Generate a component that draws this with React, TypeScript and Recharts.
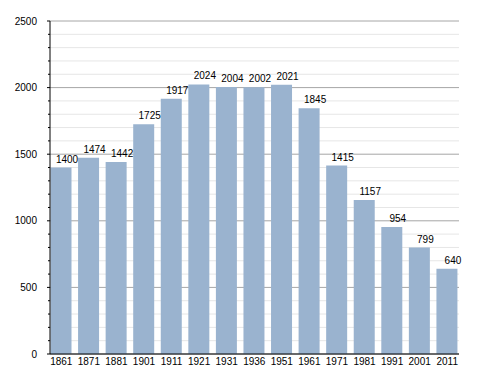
import { BarChart, Bar, XAxis, YAxis, CartesianGrid, LabelList } from 'recharts';

const YEARS = [
  '1861', '1871', '1881', '1901', '1911', '1921', '1931', '1936',
  '1951', '1961', '1971', '1981', '1991', '2001', '2011',
];
const POPULATION = [
  1400, 1474, 1442, 1725, 1917, 2024, 2004, 2002,
  2021, 1845, 1415, 1157, 954, 799, 640,
];
const Y_TICKS = [
  0, 100, 200, 300, 400, 500, 600, 700, 800, 900, 1000, 1100, 1200,
  1300, 1400, 1500, 1600, 1700, 1800, 1900, 2000, 2100, 2200, 2300, 2400, 2500,
];

const data = YEARS.map((year, i) => ({ year, value: POPULATION[i] }));

const BAR_COLOR = '#9ab3cf';
const FONT = '"Liberation Sans", Arial, sans-serif';

const YTick = ({ x, y, payload }: any) => {
  const major = payload.value % 500 === 0;
  return (
    <g>
      <line x1={x - (major ? 3 : 2)} x2={x} y1={y} y2={y} stroke="#000" strokeWidth={1} />
      {major && (
        <text x={x - 13} y={y} dy="0.36em" textAnchor="end" fontSize={10} fontFamily={FONT} fill="#000">
          {payload.value}
        </text>
      )}
    </g>
  );
};

const GridLine = (props: any) => {
  const { x1, x2, y1, y2, index } = props;
  const major = index % 5 === 0;
  return (
    <line
      key={`g-${index}`}
      x1={x1}
      x2={x2}
      y1={y1}
      y2={y2}
      stroke={major ? '#a6a6a6' : '#e6e6e6'}
      strokeWidth={1}
    />
  );
};

const ValueLabel = ({ x, y, width, value }: any) => (
  <text x={x + width / 2 + 6} y={y - 5} textAnchor="middle" fontSize={10} fontFamily={FONT} fill="#000">
    {value}
  </text>
);

export default function App() {
  return (
    <div style={{ width: 480, height: 365, background: '#fff' }}>
      <BarChart width={480} height={365} data={data} margin={{ top: 13, right: 29, bottom: 0, left: 0 }}>
        <CartesianGrid vertical={false} horizontal={GridLine} />
        <XAxis
          dataKey="year"
          interval={0}
          height={19}
          tickLine={false}
          tickSize={2}
          tickMargin={2}
          padding={{ left: -2.5, right: -2 }}
          axisLine={{ stroke: '#000' }}
          tick={{ fontSize: 10, fill: '#000', fontFamily: FONT }}
        />
        <YAxis
          width={42}
          domain={[0, 2500]}
          ticks={Y_TICKS}
          interval={0}
          tickLine={false}
          tickSize={0}
          tickMargin={0}
          axisLine={{ stroke: '#000' }}
          tick={<YTick />}
        />
        <Bar dataKey="value" fill={BAR_COLOR} barSize={21} isAnimationActive={false}>
          <LabelList dataKey="value" content={<ValueLabel />} />
        </Bar>
      </BarChart>
    </div>
  );
}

INSTRUCTIONS FOR THE TASK: Give again, exactly, the lines from the start of the data through the one holding "YAxis, CartesianGrid, LabelList"; omit the pictures.

EXERCISE OUTPUT:
Generate a component that draws this with React, TypeScript and Recharts.
import { BarChart, Bar, XAxis, YAxis, CartesianGrid, LabelList } from 'recharts';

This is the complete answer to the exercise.